Dalam pertandingan itu, Evander sendiri menghadapi Mike Tyson. Pertemuan keduanya pun sempat dijuluki 'Fight of the Century', sama ketika Floyd Mayweather menghadapi Manny Pacquiao pada Mei 2015 lalu.
Bagi Mike Tyson, pertemuannya dengan Evander ini bisa disebut sebagai ajang balas dendam. Pasalnya, di tahun sebelumnya ia kehilangan gelar juara Heavyweight di tangan Evander.
Sebelum pertarungan, mantan pelatih Tyson, Teddy Atlas menyebut mantan anak asuhnya itu akan melakukan tindakan nekat apabila tidak mampu menyudutkan Evander.
"Mike akan mencoba keberuntunganya. Namun, bila ia tidak bisa menundukan Evander di ronde awal, ia pasti akan berusaha agar dirinya didiskualifikasi," ujar Atlas seperti dilansir CBS Local.
Benar saja, Evander yang dua tahun lebih tua dari Tyson menampilkan permainan yang mendominasi dan membuat Tyson mulai kewalahan.
Emosi tak terhankan Tyson pun memuncak dan membuatnya melakukan tindakan tidak sportif dengan menggigit telinga sebelah kanan Evander hingga robek. Tyson bahkan sempat terlihat meludah ke lantai untuk mengeluarkan potongan kuping Evander yang ada di mulutnya.
Pertandingan pun sempat dihentikan sementara, namun dilanjutkan kembali setelah pihak medis menilai Evander yang kupingnya bersimbah darah masih bisa melanjutkan laga.
Tyson pun kembali mencoba mencederai kuping Evander dengan gigitannya. Beruntung bagi Evander gigitan Tyson hanya melukai sedikit telinga kirinya.
Kejadian itu pun memaksa laga dihentikan. MC pertandingan, Jimmy Lennon Jr. melalui pengeras suara mengumumkan bahwa Tyson didiskualifikasi dari pertandingan setelah terbukti dua kali menggigit telinga Evander.
Kejadian itu sendiri membuat hubungan kedua petinju yang sebelumnya bersahabat berubah menjadi konflik. Keduanya bahkan kerap menjelek-jelekan satu sama lain.

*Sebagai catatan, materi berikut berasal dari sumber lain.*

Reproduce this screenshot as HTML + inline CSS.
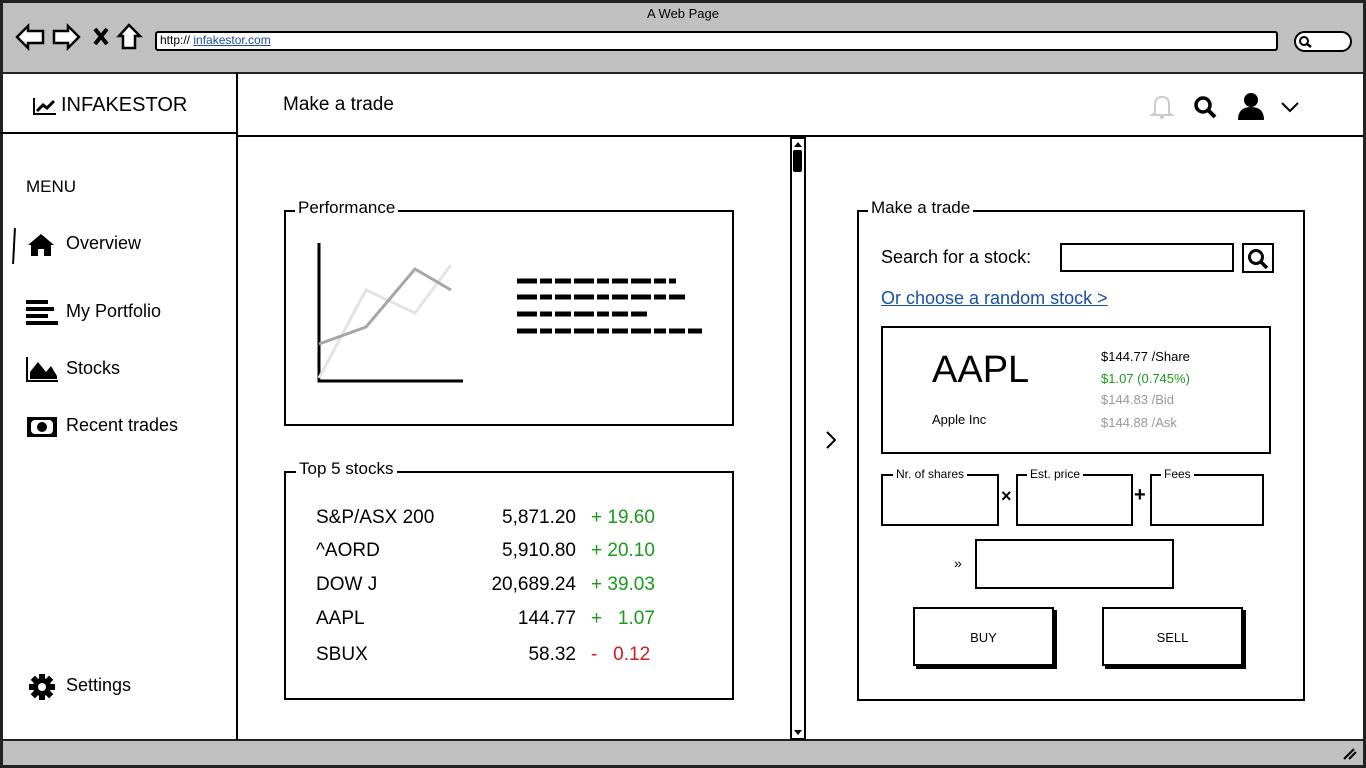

Barulah pada 16 Oktober 2009, dalam sebuah acara talkshow, Tyson menyatakan permintaan maaf atas perbuatannya. Evander pun menerima permohonan maaf tersebut.

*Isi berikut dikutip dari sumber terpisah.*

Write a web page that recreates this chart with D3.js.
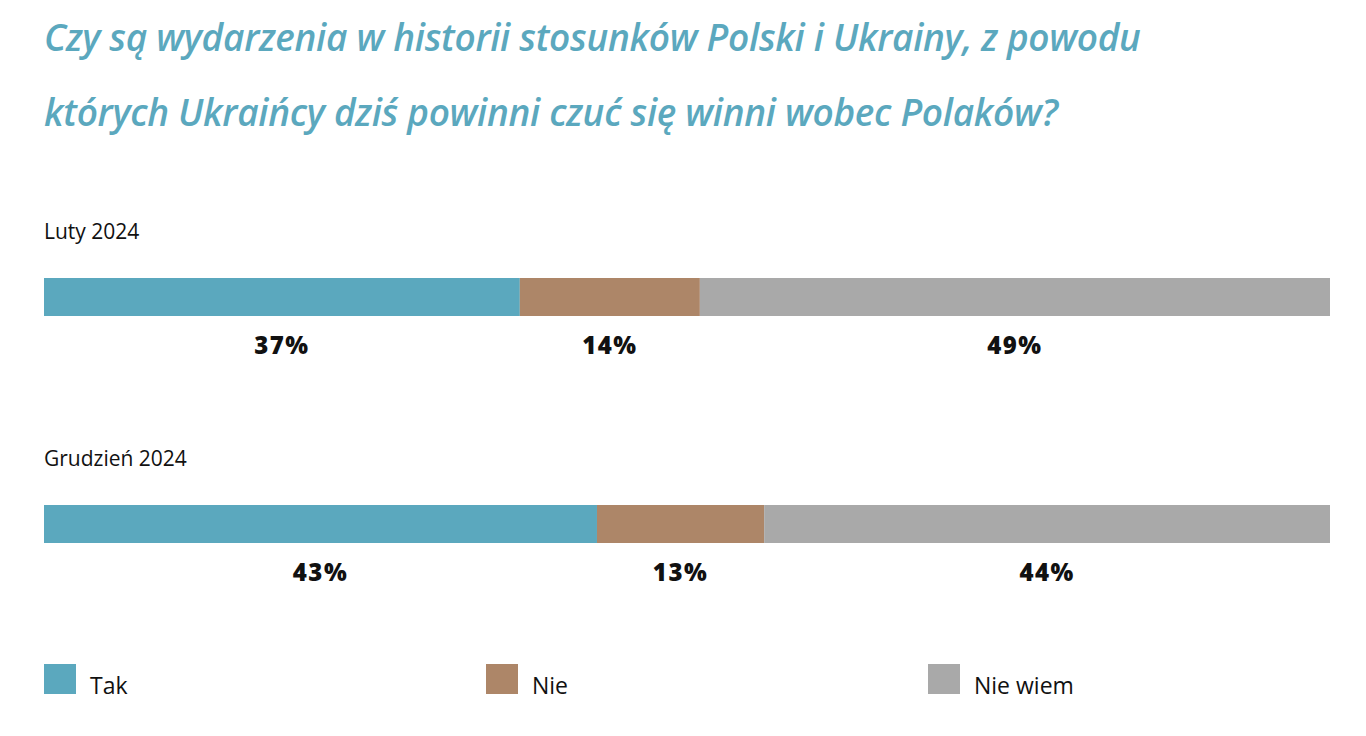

5. 11 Anak dan Kebangkrutan
Tidak hanya aksi-aksi Evander di atas ring tinju saja yang membuatnya kerap menjadi sorotan publik. Kehidupan pribadinya di luar ring kerap juga menjadi bahan pembicaraan.

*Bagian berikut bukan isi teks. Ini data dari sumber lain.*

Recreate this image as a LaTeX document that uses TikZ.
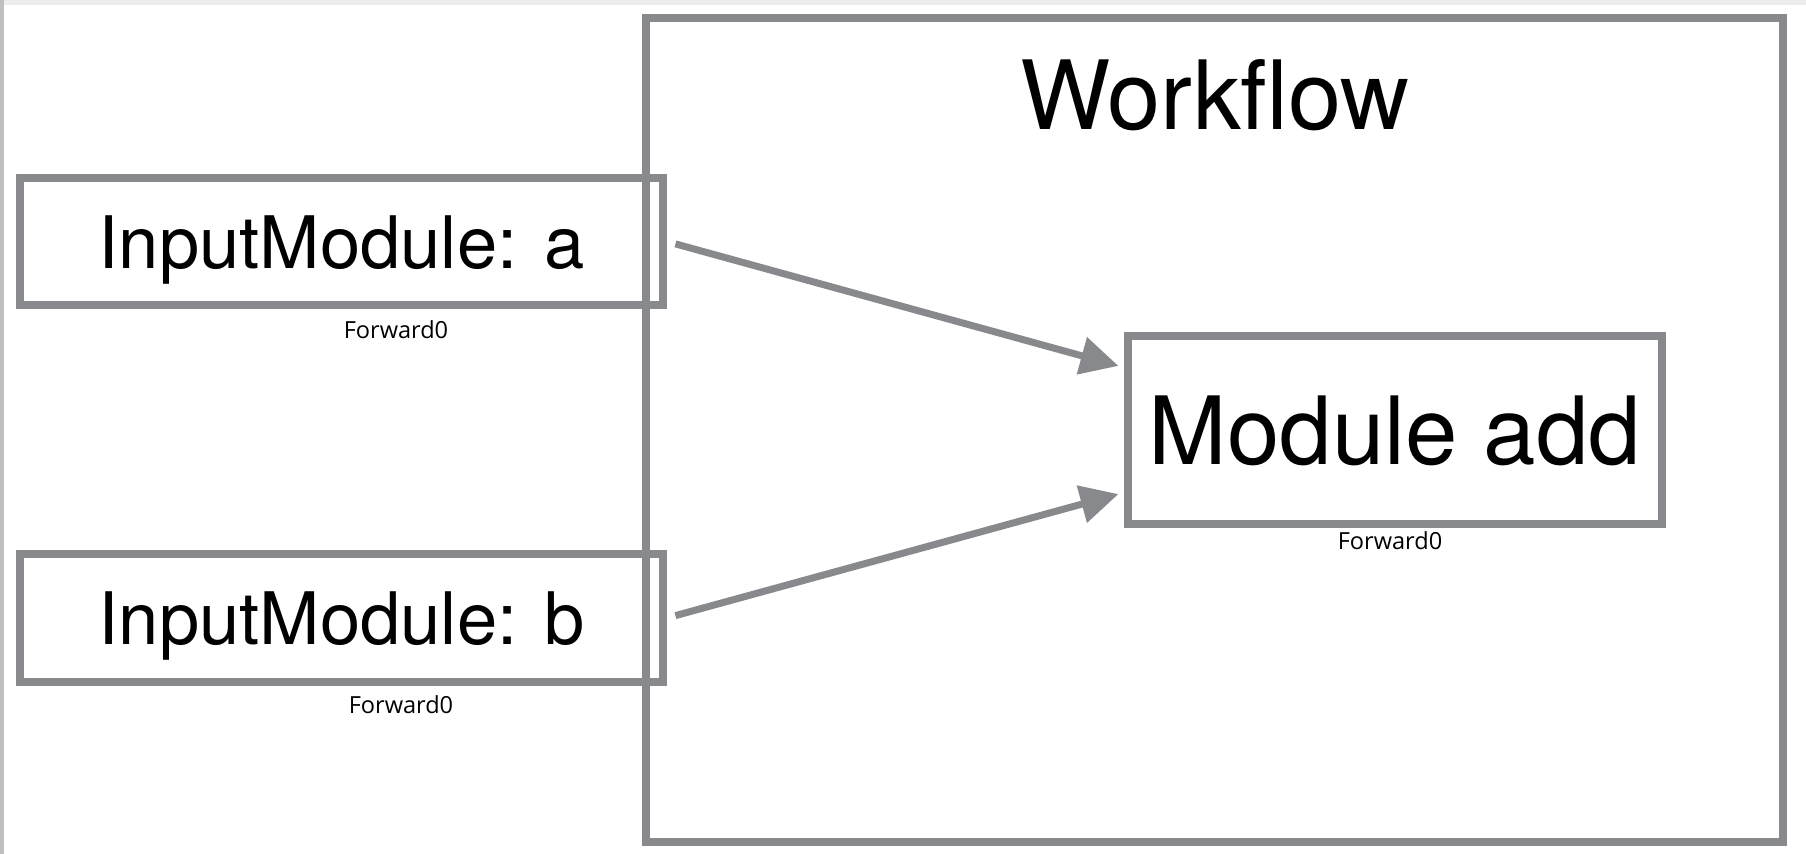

Hingga kini, Evander tercatat telah memiliki 11 anak dari lima orang wanita yang pernah mengisi kehidupannya. Dari lima wanita tersebut, hanya tiga yang pernah berstatus istri sahnya.
Kenyataan Evander yang memiliki banyak anak tersebut pun sempat membuat petinju berjuluk The Real Deal tersebut dikabarkan mengalami kebangkrutan.
Pada 2008 lalu, Evander bahkan sampai harus menjual rumah mewah miliknya di Atalanta seharga Rp47 miliar. Tidak hanya itu, sejumlah benda bersejarah miliknya pun harus ia lelang, di antaranya sabuk juara WBC, WBA, dan IBF.
Meski harus kehilangan banyak uang karena mengurus anak-anaknya, Evander mengaku tidak menyesal. Ia justru bersyukur karena Tuhan mempercayakan dirinya memiliki banyak keturunan.
"Itu merupakan berkat Tuhan. Bila melihat dari sudut pandang saya, memiliki banyak anak akan membuat saya tidak perlu khawatir sendirian ketika tua nanti. Mereka nantinya akan bergantian menjaga saya," ungkap Evander seperti pernah dilansir Guardian.